-- start --

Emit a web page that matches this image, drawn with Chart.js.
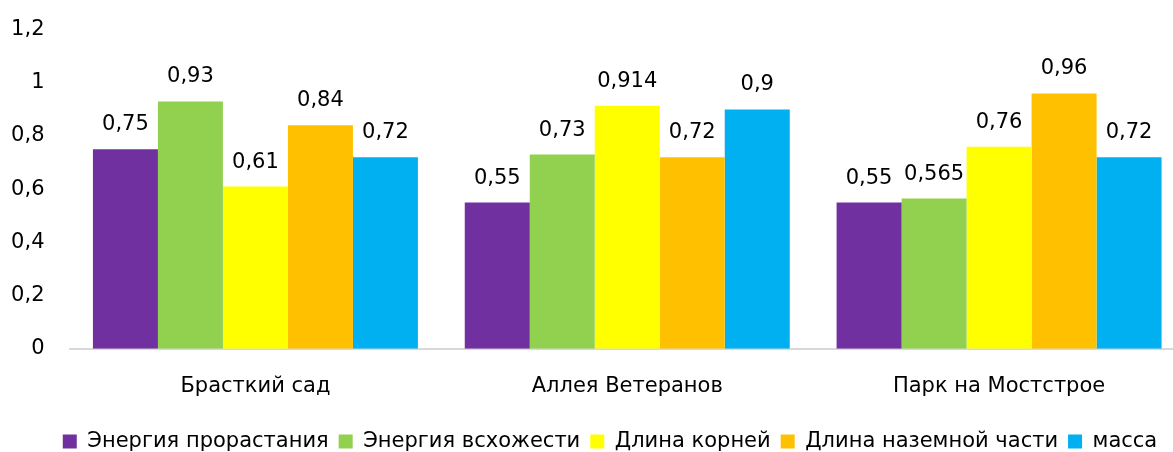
<!DOCTYPE html>
<html>
<head>
<meta charset="utf-8">
<script src="https://cdn.jsdelivr.net/npm/chart.js@4"></script>
<style>
html,body{margin:0;padding:0;background:#fff;overflow:hidden;}
#wrap{width:1185px;height:452px;}
</style>
</head>
<body>
<div id="wrap"><canvas id="c" width="1185" height="452"></canvas></div>
<script>
const categories = ["Брасткий сад", "Аллея Ветеранов", "Парк на Мостстрое"];
const seriesNames = ["Энергия прорастания", "Энергия всхожести", "Длина корней", "Длина наземной части", "масса"];
const energyGermination = [0.75, 0.55, 0.55];
const energyEmergence = [0.93, 0.73, 0.565];
const rootLength = [0.61, 0.914, 0.76];
const shootLength = [0.84, 0.72, 0.96];
const mass = [0.72, 0.9, 0.72];
const yTickLabels = ["0", "0,2", "0,4", "0,6", "0,8", "1", "1,2"];
const colors = ["#7030A0", "#92D050", "#FFFF00", "#FFC000", "#00B0F0"];

const FONT = "'DejaVu Sans', sans-serif";
const FS = 21;
const seriesValues = [energyGermination, energyEmergence, rootLength, shootLength, mass];

const valueLabels = {
  id: 'valueLabels',
  afterDatasetsDraw(chart) {
    const ctx = chart.ctx;
    ctx.save();
    ctx.font = FS + "px " + FONT;
    ctx.fillStyle = "#000";
    ctx.textAlign = "center";
    ctx.textBaseline = "alphabetic";
    chart.data.datasets.forEach((ds, i) => {
      const meta = chart.getDatasetMeta(i);
      meta.data.forEach((bar, j) => {
        const txt = String(ds.data[j]).replace('.', ',');
        ctx.fillText(txt, bar.x, bar.y - 19);
      });
    });
    ctx.restore();
  }
};

const legendShift = {
  id: 'legendShift',
  afterLayout(chart) {
    if (chart.legend) chart.legend.left = 35;
  }
};

new Chart(document.getElementById('c'), {
  type: 'bar',
  data: {
    labels: categories,
    datasets: seriesNames.map((n, i) => ({
      label: n,
      data: seriesValues[i],
      backgroundColor: colors[i],
      borderWidth: 0,
      barPercentage: 1,
      categoryPercentage: 0.874
    }))
  },
  options: {
    responsive: false,
    animation: false,
    devicePixelRatio: 1,
    layout: { padding: { left: 0, right: 0, top: 9, bottom: -10 } },
    plugins: {
      legend: {
        position: 'bottom',
        labels: {
          font: { family: FONT, size: FS },
          color: '#000',
          boxWidth: 14,
          boxHeight: 14,
          padding: 10
        }
      },
      tooltip: { enabled: false }
    },
    scales: {
      x: {
        grid: { display: false },
        border: { display: true, color: '#D9D9D9', width: 2 },
        afterFit(scale) { scale.height += 5; },
        ticks: { font: { family: FONT, size: FS }, color: '#000', padding: 17 }
      },
      y: {
        min: 0, max: 1.2,
        grid: { display: false },
        border: { display: false },
        afterFit(scale) { scale.width = 69.5; },
        ticks: {
          stepSize: 0.2,
          font: { family: FONT, size: FS },
          color: '#000',
          padding: 17,
          callback: (v, i) => yTickLabels[i]
        }
      }
    }
  },
  plugins: [valueLabels, legendShift]
});
</script>
</body>
</html>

-- end --

▸ **SHORT PROBLEM**:
Return the material exactly as given, apart from the pictures.

▸ **RESULT FOR THIS TASK**:
Emit a web page that matches this image, drawn with Chart.js.
<!DOCTYPE html>
<html>
<head>
<meta charset="utf-8">
<script src="https://cdn.jsdelivr.net/npm/chart.js@4"></script>
<style>
html,body{margin:0;padding:0;background:#fff;overflow:hidden;}
#wrap{width:1185px;height:452px;}
</style>
</head>
<body>
<div id="wrap"><canvas id="c" width="1185" height="452"></canvas></div>
<script>
const categories = ["Брасткий сад", "Аллея Ветеранов", "Парк на Мостстрое"];
const seriesNames = ["Энергия прорастания", "Энергия всхожести", "Длина корней", "Длина наземной части", "масса"];
const energyGermination = [0.75, 0.55, 0.55];
const energyEmergence = [0.93, 0.73, 0.565];
const rootLength = [0.61, 0.914, 0.76];
const shootLength = [0.84, 0.72, 0.96];
const mass = [0.72, 0.9, 0.72];
const yTickLabels = ["0", "0,2", "0,4", "0,6", "0,8", "1", "1,2"];
const colors = ["#7030A0", "#92D050", "#FFFF00", "#FFC000", "#00B0F0"];

const FONT = "'DejaVu Sans', sans-serif";
const FS = 21;
const seriesValues = [energyGermination, energyEmergence, rootLength, shootLength, mass];

const valueLabels = {
  id: 'valueLabels',
  afterDatasetsDraw(chart) {
    const ctx = chart.ctx;
    ctx.save();
    ctx.font = FS + "px " + FONT;
    ctx.fillStyle = "#000";
    ctx.textAlign = "center";
    ctx.textBaseline = "alphabetic";
    chart.data.datasets.forEach((ds, i) => {
      const meta = chart.getDatasetMeta(i);
      meta.data.forEach((bar, j) => {
        const txt = String(ds.data[j]).replace('.', ',');
        ctx.fillText(txt, bar.x, bar.y - 19);
      });
    });
    ctx.restore();
  }
};

const legendShift = {
  id: 'legendShift',
  afterLayout(chart) {
    if (chart.legend) chart.legend.left = 35;
  }
};

new Chart(document.getElementById('c'), {
  type: 'bar',
  data: {
    labels: categories,
    datasets: seriesNames.map((n, i) => ({
      label: n,
      data: seriesValues[i],
      backgroundColor: colors[i],
      borderWidth: 0,
      barPercentage: 1,
      categoryPercentage: 0.874
    }))
  },
  options: {
    responsive: false,
    animation: false,
    devicePixelRatio: 1,
    layout: { padding: { left: 0, right: 0, top: 9, bottom: -10 } },
    plugins: {
      legend: {
        position: 'bottom',
        labels: {
          font: { family: FONT, size: FS },
          color: '#000',
          boxWidth: 14,
          boxHeight: 14,
          padding: 10
        }
      },
      tooltip: { enabled: false }
    },
    scales: {
      x: {
        grid: { display: false },
        border: { display: true, color: '#D9D9D9', width: 2 },
        afterFit(scale) { scale.height += 5; },
        ticks: { font: { family: FONT, size: FS }, color: '#000', padding: 17 }
      },
      y: {
        min: 0, max: 1.2,
        grid: { display: false },
        border: { display: false },
        afterFit(scale) { scale.width = 69.5; },
        ticks: {
          stepSize: 0.2,
          font: { family: FONT, size: FS },
          color: '#000',
          padding: 17,
          callback: (v, i) => yTickLabels[i]
        }
      }
    }
  },
  plugins: [valueLabels, legendShift]
});
</script>
</body>
</html>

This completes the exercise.